1. Make or buy your dough. I’ve convinced that the dough I purchased through local Richmond company Pizza Tonight is near perfect. I love it. You know how, when you order pizza from a takeout place, everyone fights over the piece of pie that has a huge, charred bubble of doughy goodness on the outer crust? Well, every pie I’ve made with Pizza Tonight dough has resulted in multiple bubbles. More on Pizza Tonight later. If you’re set on making your own dough, I’d recommend this recipe from the Washington Post.
2. Pick a day when you’re experiencing neither blizzard nor heat wave in your community. Open as many doors as possible and turn on all the fans in the house. (Fortunately, to accompany my four smoke alarms, my landlord thoughtfully provided four ceiling fans.) Voila, make-your-own ventilation!
3. Adjust an oven rack to the very lowest setting, closest to the base heating source. Crank up the oven to (gasp) 425 degrees, giving it a good 20-30 minutes to make sure it’s good and hot. (Of course, if you’re in a kitchen with proper ventilation, feel free to preheat to 500 degrees – you’ll likely get better, and slightly quicker, results.)
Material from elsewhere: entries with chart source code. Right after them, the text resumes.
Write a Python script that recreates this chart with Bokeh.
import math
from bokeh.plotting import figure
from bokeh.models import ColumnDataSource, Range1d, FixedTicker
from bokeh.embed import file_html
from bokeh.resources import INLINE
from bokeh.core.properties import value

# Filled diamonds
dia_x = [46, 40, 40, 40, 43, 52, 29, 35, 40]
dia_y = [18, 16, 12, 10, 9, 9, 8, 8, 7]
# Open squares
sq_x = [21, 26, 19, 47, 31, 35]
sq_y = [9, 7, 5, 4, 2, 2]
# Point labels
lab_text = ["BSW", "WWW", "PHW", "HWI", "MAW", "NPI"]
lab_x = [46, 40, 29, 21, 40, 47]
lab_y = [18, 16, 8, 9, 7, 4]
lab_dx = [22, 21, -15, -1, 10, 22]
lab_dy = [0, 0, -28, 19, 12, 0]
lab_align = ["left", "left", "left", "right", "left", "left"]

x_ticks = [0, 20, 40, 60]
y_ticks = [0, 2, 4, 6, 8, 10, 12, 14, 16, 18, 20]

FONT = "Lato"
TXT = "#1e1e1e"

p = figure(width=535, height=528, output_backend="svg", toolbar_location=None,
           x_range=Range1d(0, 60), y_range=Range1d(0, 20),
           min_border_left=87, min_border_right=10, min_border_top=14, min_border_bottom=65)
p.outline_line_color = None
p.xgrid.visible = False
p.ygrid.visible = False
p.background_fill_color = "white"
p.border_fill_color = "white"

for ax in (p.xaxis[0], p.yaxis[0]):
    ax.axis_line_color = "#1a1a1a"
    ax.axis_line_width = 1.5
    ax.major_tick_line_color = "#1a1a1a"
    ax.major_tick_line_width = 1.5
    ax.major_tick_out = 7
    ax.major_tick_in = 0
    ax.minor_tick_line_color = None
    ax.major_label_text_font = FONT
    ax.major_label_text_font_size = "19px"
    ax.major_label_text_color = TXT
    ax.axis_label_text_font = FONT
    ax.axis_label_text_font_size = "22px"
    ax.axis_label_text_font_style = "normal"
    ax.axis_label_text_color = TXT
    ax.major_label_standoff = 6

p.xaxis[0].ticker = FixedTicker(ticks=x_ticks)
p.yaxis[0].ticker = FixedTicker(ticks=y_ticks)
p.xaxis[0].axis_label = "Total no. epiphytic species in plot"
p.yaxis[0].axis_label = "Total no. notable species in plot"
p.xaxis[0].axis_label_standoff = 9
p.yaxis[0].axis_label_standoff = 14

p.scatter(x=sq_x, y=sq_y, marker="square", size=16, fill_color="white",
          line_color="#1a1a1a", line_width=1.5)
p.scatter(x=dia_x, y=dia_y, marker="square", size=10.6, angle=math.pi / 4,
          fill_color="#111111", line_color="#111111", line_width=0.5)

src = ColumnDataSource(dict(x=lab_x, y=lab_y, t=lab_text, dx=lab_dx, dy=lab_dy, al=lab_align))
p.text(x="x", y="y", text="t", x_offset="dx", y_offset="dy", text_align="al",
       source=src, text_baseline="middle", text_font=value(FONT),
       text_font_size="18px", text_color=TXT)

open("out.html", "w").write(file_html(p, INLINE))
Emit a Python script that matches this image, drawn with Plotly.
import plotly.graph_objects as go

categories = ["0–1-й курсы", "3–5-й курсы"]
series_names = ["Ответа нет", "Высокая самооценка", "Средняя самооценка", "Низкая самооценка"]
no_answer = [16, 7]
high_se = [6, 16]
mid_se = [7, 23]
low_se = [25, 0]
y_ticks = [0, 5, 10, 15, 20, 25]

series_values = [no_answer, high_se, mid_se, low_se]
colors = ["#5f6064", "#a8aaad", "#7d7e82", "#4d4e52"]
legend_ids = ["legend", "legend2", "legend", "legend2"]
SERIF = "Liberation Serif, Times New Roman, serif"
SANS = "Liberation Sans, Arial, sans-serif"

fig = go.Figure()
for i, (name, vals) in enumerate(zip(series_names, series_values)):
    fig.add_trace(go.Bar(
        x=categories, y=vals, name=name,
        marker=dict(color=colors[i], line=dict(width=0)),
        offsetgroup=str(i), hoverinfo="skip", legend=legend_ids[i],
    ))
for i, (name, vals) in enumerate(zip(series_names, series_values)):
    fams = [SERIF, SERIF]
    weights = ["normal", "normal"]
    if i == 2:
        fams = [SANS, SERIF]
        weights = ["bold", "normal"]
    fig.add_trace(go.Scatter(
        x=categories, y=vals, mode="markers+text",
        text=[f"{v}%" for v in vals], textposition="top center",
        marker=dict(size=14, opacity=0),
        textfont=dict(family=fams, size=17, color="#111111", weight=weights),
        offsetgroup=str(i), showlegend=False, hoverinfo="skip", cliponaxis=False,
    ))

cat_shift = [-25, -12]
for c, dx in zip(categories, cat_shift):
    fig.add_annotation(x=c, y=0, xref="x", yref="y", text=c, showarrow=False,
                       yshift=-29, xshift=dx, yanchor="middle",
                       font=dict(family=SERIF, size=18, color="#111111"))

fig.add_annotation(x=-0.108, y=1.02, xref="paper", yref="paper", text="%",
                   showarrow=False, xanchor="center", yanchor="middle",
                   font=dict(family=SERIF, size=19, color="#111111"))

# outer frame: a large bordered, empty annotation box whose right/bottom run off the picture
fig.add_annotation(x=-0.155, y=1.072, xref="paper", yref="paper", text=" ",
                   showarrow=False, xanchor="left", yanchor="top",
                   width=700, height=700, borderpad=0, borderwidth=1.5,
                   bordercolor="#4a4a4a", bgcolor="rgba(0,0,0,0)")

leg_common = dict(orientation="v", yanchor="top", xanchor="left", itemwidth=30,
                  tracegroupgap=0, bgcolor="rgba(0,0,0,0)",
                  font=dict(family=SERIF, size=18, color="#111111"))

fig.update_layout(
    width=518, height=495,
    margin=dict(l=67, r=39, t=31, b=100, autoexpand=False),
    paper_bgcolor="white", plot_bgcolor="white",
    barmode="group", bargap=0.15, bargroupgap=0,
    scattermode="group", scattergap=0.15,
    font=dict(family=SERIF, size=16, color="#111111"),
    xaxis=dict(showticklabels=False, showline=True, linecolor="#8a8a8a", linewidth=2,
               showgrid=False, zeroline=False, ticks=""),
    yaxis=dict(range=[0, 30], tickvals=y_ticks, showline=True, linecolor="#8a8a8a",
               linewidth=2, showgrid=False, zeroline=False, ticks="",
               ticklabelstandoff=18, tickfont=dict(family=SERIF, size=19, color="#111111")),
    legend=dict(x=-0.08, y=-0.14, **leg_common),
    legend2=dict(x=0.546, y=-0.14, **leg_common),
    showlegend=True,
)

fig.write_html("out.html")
4. Heat a well seasoned cast iron skillet on the stove top over medium-high heat.
5. While the oven and pan preheat, prepare your dough. Dough should already be at room temperature. If you’re working with a damp dough, cover the ball lightly in flour before holding it in one hand and allowing gravity to do its work, letting the dough “hang” down, using the other hand to stretch the dough into a rough circle that’s quite thin in the middle without reaching the fully-transparent stage, and no bigger in diameter than your cast iron skillet. Pizza Tonight offers an excellent tutorial on this very subject.
6. Prepare the toppings. My latest favorite combination is fully inspired by Pizza Tonight which, in addition to selling kits of dough and sauce, also sells fresh-from-the-oven baked pies on-site at local farmers markets. I sampled a slice of their Fig & Pig creation and was hooked: fresh figs, prosciutto and Gorgonzola cheese. Yum. For my version, I opted for a combination of pesto, dried figs, fresh mozzarella and prosciutto, layered in that order and using just the thinnest layer of pesto.
7. Nestle the dough carefully in the cast iron skillet and add toppings.
8. Bake for about 8 minutes.
On my first try, I over-baked in hopes that the top crust would magically char. But without an upper heat source (i.e., from a broiler), that’s just not going to happen, so don’t make my mistake. Taking the pizza out after 8 minutes yielded a pizza that was the perfect mixture of crispy and chewy – and thanks to the skillet I still enjoyed some of those tasty char marks on the bottom of the pizza.
So that’s my journey. My greatest discovery? Every pizza is as unique as the kitchen that produces it. So, unless I stay in this particular apartment for life, I’m looking forward to more pizza discoveries in newer and greater kitchens in the future!
What a great post! I think this is wonderful!
You are always welcome to come over and use my grill!
I had to take down the smoke alarm in my kitchen for the same reasons you listed above.